Боже мой, как печально было, как разбередило душу то, что мы увидели в этих двух насквозь промерзших комнатах, еще хранивших следы поспешных сборов, ведь уезжали на лето на дачу! Висел где-то под потолком в коридоре большой деревянный конь с расчесанной льняной гривой – где-то теперь его маленький хозяин? Блестела изморозь на стенах, на картинах – брат собирал живопись. Холсты Коровина, Бялыницкого-Бирули, Богаевского – больше некому было смотреть на них.
С растравленной душой бродил я из комнаты в комнату. Какое чудо из чудес должно было произойти, чтобы в этот расколовшийся, онемевший, брошенный мир вернулась жизнь? Для того чтобы это совершилось… Но будем продолжать.
Зимой 1944 года я вышел из Боткинской больницы – язвенное кровотечение заставило меня покинуть Полярное, главную базу Северного флота, и вернуться в Москву. И двух месяцев не прошло, как скончался Юрий, лежавший в соседнем корпусе, и мне не позволили, хоть я уже был на ногах, проститься с ним. В Москве была эпидемия гриппа, и больным запрещалось ходить из корпуса в корпус.
На Крайний Север меня больше не посылали, но я продолжал работать корреспондентом «Известий». В эти-то дни З.В. получила открытку, в которой был указан день и час свидания со Львом. У меня не было уверенности, что мне разрешат сопровождать ее, но я решил попытаться.
Наверно, это было в феврале или начале марта, и, хотя не было еще шести часов, когда мы подошли к Бутыркам, уже пробегал здесь и там скользящий по мостовой голубоватый свет от прикрытых козырьками осторожных машин, и трамваи, часто и негромко позвякивая, шли неуверенно, точно нащупывая дорогу в затемненной, занесенной снегом Москве.

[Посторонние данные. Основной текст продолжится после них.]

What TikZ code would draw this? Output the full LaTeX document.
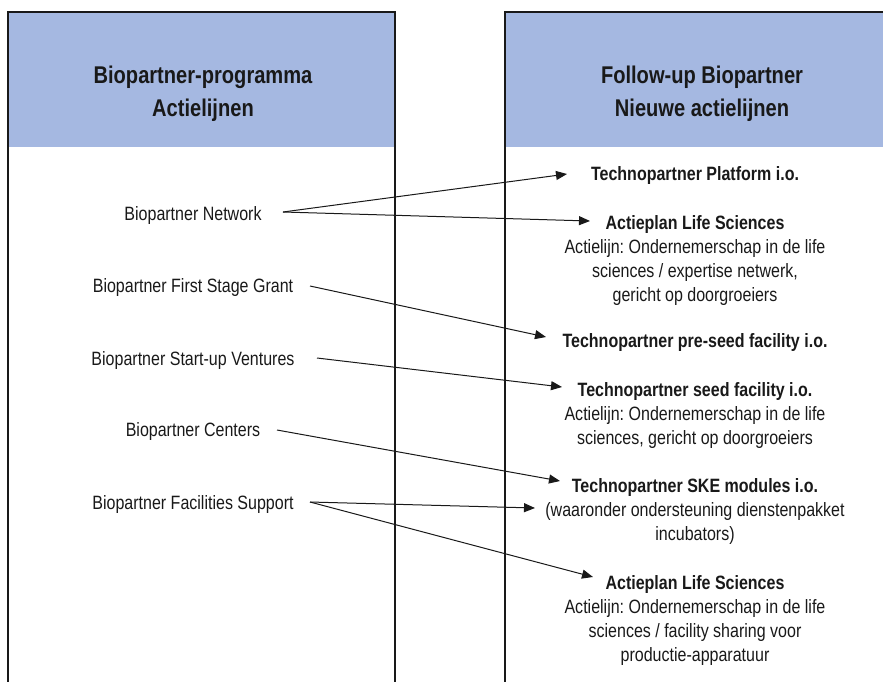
\documentclass[tikz,border=0pt]{standalone}
\usepackage{fontspec}
\setmainfont{Liberation Sans}[FakeStretch=0.83]
\usetikzlibrary{arrows.meta}
\definecolor{hdrblue}{RGB}{165,184,225}
\definecolor{ink}{RGB}{25,25,25}
\tikzset{
  hdr/.style={anchor=base, inner sep=0pt, font=\fontsize{24.2}{28}\selectfont\bfseries, text=ink},
  lbl/.style={anchor=base, inner sep=0pt, font=\fontsize{19.3}{24}\selectfont, text=ink},
  ttl/.style={anchor=base, inner sep=0pt, font=\fontsize{19.3}{24}\selectfont\bfseries, text=ink},
  arr/.style={line width=1pt, draw=ink, -{Triangle[length=11pt,width=9pt]}},
  frame/.style={line width=1.3pt, draw=ink}
}
\begin{document}
\frenchspacing
\begin{tikzpicture}[x=1pt,y=-1pt]
\useasboundingbox (0,0) rectangle (883,681);
% header fills
\fill[hdrblue] (8,12) rectangle (395,147);
\fill[hdrblue] (505,12) rectangle (890,147);
% frames
\draw[frame] (8,690) -- (8,12) -- (395,12) -- (395,690);
\draw[frame] (890,12) -- (505,12) -- (505,690);
% headers
\node[hdr] (h1a) at (203,83.5) {Biopartner-programma};
\node[hdr] (h1b) at (203,116.5) {Actielijnen};
\node[hdr] (h2a) at (702,83.5) {Follow-up Biopartner};
\node[hdr] (h2b) at (702,116.5) {Nieuwe actielijnen};
% left items
\node[lbl] (n1) at (193,220.5) {Biopartner Network};
\node[lbl] (n2) at (193,292.5) {Biopartner First Stage Grant};
\node[lbl] (n3) at (193,365) {Biopartner Start-up Ventures};
\node[lbl] (n4) at (193,436.5) {Biopartner Centers};
\node[lbl] (n5) at (193,509) {Biopartner Facilities Support};
% right items
\node[ttl] (r1) at (695,180) {Technopartner Platform i.o.};
\node[ttl] (r2) at (695,229) {Actieplan Life Sciences};
\node[lbl] (r2a) at (695,253) {Actielijn: Ondernemerschap in de life};
\node[lbl] (r2b) at (695,277) {sciences / expertise netwerk,};
\node[lbl] (r2c) at (695,301) {gericht op doorgroeiers};
\node[ttl] (r3) at (695,347.5) {Technopartner pre-seed facility i.o.};
\node[ttl] (r4) at (695,396.5) {Technopartner seed facility i.o.};
\node[lbl] (r4a) at (695,420.5) {Actielijn: Ondernemerschap in de life};
\node[lbl] (r4b) at (695,444.5) {sciences, gericht op doorgroeiers};
\node[ttl] (r5) at (695,492) {Technopartner SKE modules i.o.};
\node[lbl] (r5a) at (695,516) {(waaronder ondersteuning dienstenpakket};
\node[lbl] (r5b) at (695,540) {incubators)};
\node[ttl] (r6) at (695,589) {Actieplan Life Sciences};
\node[lbl] (r6a) at (695,613) {Actielijn: Ondernemerschap in de life};
\node[lbl] (r6b) at (695,637) {sciences / facility sharing voor};
\node[lbl] (r6c) at (695,661) {productie-apparatuur};
% connector end points
\coordinate (s1) at (283,212);
\coordinate (s2) at (310,286);
\coordinate (s3) at (317,358);
\coordinate (s4) at (277,430);
\coordinate (s5) at (310,502);
\coordinate (t1) at (567,174);
\coordinate (t2) at (590,221);
\coordinate (t3) at (546,337);
\coordinate (t4) at (562,387);
\coordinate (t5) at (560,481);
\coordinate (t5a) at (535,508);
\coordinate (t6) at (593,577);
% connectors
\draw[arr] (s1) -- (t1);
\draw[arr] (s1) -- (t2);
\draw[arr] (s2) -- (t3);
\draw[arr] (s3) -- (t4);
\draw[arr] (s4) -- (t5);
\draw[arr] (s5) -- (t5a);
\draw[arr] (s5) -- (t6);
\end{tikzpicture}
\end{document}
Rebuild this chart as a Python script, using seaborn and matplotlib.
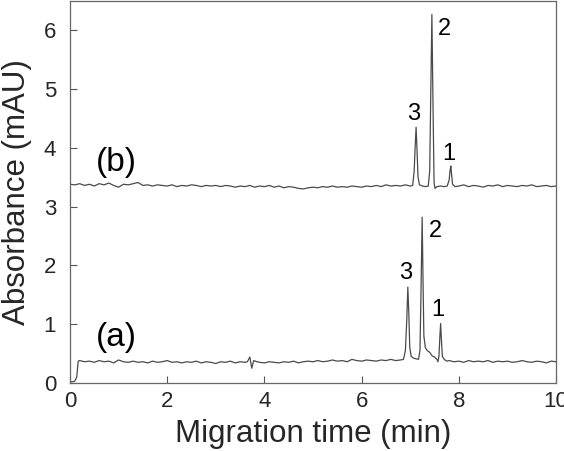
import matplotlib
matplotlib.use("Agg")
import matplotlib.pyplot as plt
import seaborn as sns
import pandas as pd

# trace (a): migration time (min) and absorbance (mAU)
time_a = [0.00, 0.05, 0.10, 0.14, 0.17, 0.20,
          0.3, 0.4, 0.5, 0.6, 0.7, 0.8, 0.9, 1.0, 1.1, 1.2, 1.3, 1.4, 1.5, 1.6, 1.7, 1.8, 1.9,
          2.0, 2.1, 2.2, 2.3, 2.4, 2.5, 2.6, 2.7, 2.8, 2.9, 3.0, 3.1, 3.2, 3.3, 3.4, 3.5, 3.6,
          3.65, 3.70, 3.74, 3.78, 3.85, 3.90,
          4.0, 4.1, 4.2, 4.3, 4.4, 4.5, 4.6, 4.7, 4.8, 4.9, 5.0, 5.1, 5.2, 5.3, 5.4, 5.5, 5.6,
          5.7, 5.8, 5.9, 6.0, 6.1, 6.2, 6.3, 6.4, 6.5, 6.6, 6.7, 6.8,
          6.86, 6.90, 6.93, 6.95, 6.97, 6.99, 7.02, 7.07, 7.12, 7.17,
          7.20, 7.22, 7.245, 7.265, 7.28, 7.31, 7.35, 7.40, 7.45, 7.50, 7.55, 7.57,
          7.59, 7.61, 7.625, 7.64, 7.66, 7.70, 7.75,
          7.8, 7.9, 8.0, 8.1, 8.2, 8.3, 8.4, 8.5, 8.6, 8.7, 8.8, 8.9, 9.0, 9.1, 9.2, 9.3, 9.4,
          9.5, 9.6, 9.7, 9.8, 9.9, 10.0]
abs_a = [0.02, 0.02, 0.03, 0.10, 0.37, 0.38,
         0.36, 0.37, 0.35, 0.38, 0.36, 0.37, 0.34, 0.39, 0.36, 0.35, 0.37, 0.35, 0.36, 0.34, 0.37, 0.35, 0.36,
         0.38, 0.35, 0.36, 0.34, 0.36, 0.35, 0.37, 0.34, 0.36, 0.35, 0.33, 0.36, 0.35, 0.37, 0.34, 0.36, 0.35,
         0.36, 0.44, 0.25, 0.38, 0.36, 0.35,
         0.34, 0.36, 0.35, 0.34, 0.36, 0.35, 0.37, 0.34, 0.36, 0.37, 0.36, 0.38, 0.36, 0.37, 0.39, 0.37, 0.38,
         0.36, 0.40, 0.38, 0.37, 0.39, 0.38, 0.37, 0.39, 0.38, 0.40, 0.38, 0.39,
         0.40, 0.55, 1.10, 1.63, 1.20, 0.60, 0.45, 0.42, 0.41, 0.40,
         0.55, 1.50, 2.82, 1.60, 0.80, 0.60, 0.55, 0.52, 0.46, 0.44, 0.40, 0.36,
         0.45, 0.80, 1.01, 0.75, 0.45, 0.40, 0.37,
         0.38, 0.36, 0.37, 0.35, 0.38, 0.36, 0.37, 0.36, 0.38, 0.35, 0.37, 0.36, 0.37, 0.35, 0.36, 0.38, 0.36,
         0.35, 0.37, 0.36, 0.34, 0.37, 0.36]

# trace (b)
time_b = [0.0, 0.1, 0.2, 0.3, 0.4, 0.5, 0.6, 0.7, 0.8, 0.9, 1.0, 1.1, 1.2, 1.3, 1.4, 1.5, 1.6, 1.7,
          1.8, 1.9, 2.0, 2.1, 2.2, 2.3, 2.4, 2.5, 2.6, 2.7, 2.8, 2.9, 3.0, 3.1, 3.2, 3.3, 3.4, 3.5,
          3.6, 3.7, 3.8, 3.9, 4.0, 4.1, 4.2, 4.3, 4.4, 4.5, 4.6, 4.7, 4.8, 4.9, 5.0, 5.1, 5.2, 5.3,
          5.4, 5.5, 5.6, 5.7, 5.8, 5.9, 6.0, 6.1, 6.2, 6.3, 6.4, 6.5, 6.6, 6.7, 6.8, 6.9, 7.0,
          7.05, 7.08, 7.10, 7.12, 7.14, 7.16, 7.19, 7.25, 7.32, 7.37,
          7.40, 7.42, 7.445, 7.47, 7.49, 7.51, 7.55, 7.62, 7.70, 7.76,
          7.80, 7.82, 7.835, 7.85, 7.87, 7.92,
          8.0, 8.1, 8.2, 8.3, 8.4, 8.5, 8.6, 8.7, 8.8, 8.9, 9.0, 9.1, 9.2, 9.3, 9.4, 9.5, 9.6,
          9.7, 9.8, 9.9, 10.0]
abs_b = [3.38, 3.37, 3.39, 3.36, 3.38, 3.35, 3.39, 3.37, 3.40, 3.36, 3.33, 3.38, 3.37, 3.39, 3.41, 3.36, 3.37, 3.35,
         3.37, 3.36, 3.35, 3.37, 3.34, 3.36, 3.35, 3.37, 3.36, 3.34, 3.36, 3.35, 3.36, 3.34, 3.36, 3.35, 3.33, 3.35,
         3.34, 3.36, 3.33, 3.35, 3.34, 3.36, 3.33, 3.35, 3.32, 3.34, 3.33, 3.31, 3.30, 3.32, 3.33, 3.32, 3.34, 3.33,
         3.35, 3.33, 3.34, 3.33, 3.35, 3.34, 3.33, 3.35, 3.34, 3.36, 3.34, 3.37, 3.35, 3.36, 3.35, 3.37, 3.35,
         3.36, 3.60, 4.00, 4.35, 3.95, 3.50, 3.37, 3.35, 3.34, 3.35,
         3.60, 4.80, 6.27, 4.60, 3.40, 3.31, 3.34, 3.35, 3.34, 3.35,
         3.45, 3.62, 3.69, 3.55, 3.38, 3.34,
         3.35, 3.37, 3.34, 3.36, 3.35, 3.33, 3.36, 3.35, 3.37, 3.34, 3.36, 3.35, 3.34, 3.36, 3.35, 3.37, 3.34,
         3.35, 3.36, 3.34, 3.35]

# peak labels
peak_names = ["3", "2", "1"]
label_t_a = [6.90, 7.52, 7.57]
label_y_a = [1.87, 2.58, 1.24]
label_t_b = [7.07, 7.70, 7.80]
label_y_b = [4.58, 6.02, 3.90]

trace_names = ["(a)", "(b)"]
trace_label_t = [0.95, 0.95]
trace_label_y = [0.78, 3.75]

sns.set_style("ticks")
plt.rcParams["font.family"] = ["Liberation Sans", "DejaVu Sans"]
plt.rcParams["xtick.direction"] = "in"
plt.rcParams["ytick.direction"] = "in"

df_a = pd.DataFrame({"t": time_a, "A": abs_a})
df_b = pd.DataFrame({"t": time_b, "A": abs_b})

fig = plt.figure(figsize=(5.64, 4.51), dpi=100)
ax = fig.add_axes([0.124, 0.151, 0.862, 0.847])

line_col = "#4a4a4a"
sns.lineplot(data=df_a, x="t", y="A", ax=ax, color=line_col, lw=0.9,
             sort=False, estimator=None)
sns.lineplot(data=df_b, x="t", y="A", ax=ax, color=line_col, lw=0.9,
             sort=False, estimator=None)

for name, t, y in zip(peak_names, label_t_a, label_y_a):
    ax.text(t, y, name, fontsize=17, ha="center", va="center", color="black")
for name, t, y in zip(peak_names, label_t_b, label_y_b):
    ax.text(t, y, name, fontsize=17, ha="center", va="center", color="black")
for name, t, y in zip(trace_names, trace_label_t, trace_label_y):
    ax.text(t, y, name, fontsize=24, ha="center", va="center", color="black")

ax.set_xlim(0, 10)
ax.set_ylim(0, 6.5)
ax.set_xticks([0, 2, 4, 6, 8, 10])
ax.set_yticks([0, 1, 2, 3, 4, 5, 6])
ax.tick_params(labelsize=16, length=5, width=0.8, color="#555555")
ax.tick_params(axis="x", pad=6)
ax.tick_params(axis="y", pad=10)
ax.set_xlabel("Migration time (min)", fontsize=22.5, labelpad=5)
ax.set_ylabel("Absorbance (mAU)", fontsize=22.5, labelpad=8)
for s in ax.spines.values():
    s.set_visible(True)
    s.set_color("#666666")
    s.set_linewidth(0.9)

fig.savefig("out.png", dpi=100)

Я дрожал в своей длинной, еще тассовской ленинградской шинели. Но холодно было и от волнения. Через калитку, бесшумно открывшуюся в нише громадных ворот, мы прошли че рез двор и присоединились к другим пришедшим на свидание. Они собрались в пустом, перегороженном стойкой помещении – немного, человек пятнадцать или двадцать. Опершись на стойку, молоденький румяный офицер-чекист смотрел на эту взволнованную, переговаривающуюся шепотом, маленькую толпу пустыми глазами. Мы подошли к нему, и я показал документы – корреспондентский билет и разрешительное удостоверение, позволявшее мне посещать большие суда и секретные базы. Зина о чем-то заговорила просительным голосом. У нее было зеленое лицо. Офицер взглянул на документы, потом на меня.
– Можете пройти.
Потом оказалось, что мы напрасно беспокоились: на свидание многие приходили с родственниками – и ничего, пропускали.
Среди ожидавших был майор с темным худым опаленным лицам, в мятой шинели. Угрюмо поглядывал он на чекистов. «Наели тут морды, отсиживаются», – глухо пробормотал он, когда мы случайно оказались рядом в коридоре. Нас вели здоровые, в аккуратно пригнанной щегольской форме офицеры.
Длинный ряд дверей шел вдоль длинного коридора, каждая вела в комнату, где ждал арестованный, и по мере того, как мы продвигались, нас становилось все меньше и меньше. Дверь распахивалась, и чекист входил в комнату вместе с теми, кто пришел на свидание.
Так было и с нами. Мы переступили порог, и в тускло освещенной маленькой комнате я увидел брата. Он не ждал меня. Мы обнялись, и он не смог удержаться от слез. Я никогда не видел его коротко остриженным, под машинку. Но он не очень изменился, цвет лица был не болезненный, хотя после припадка грудной жабы его только что выписали из тюремной больницы.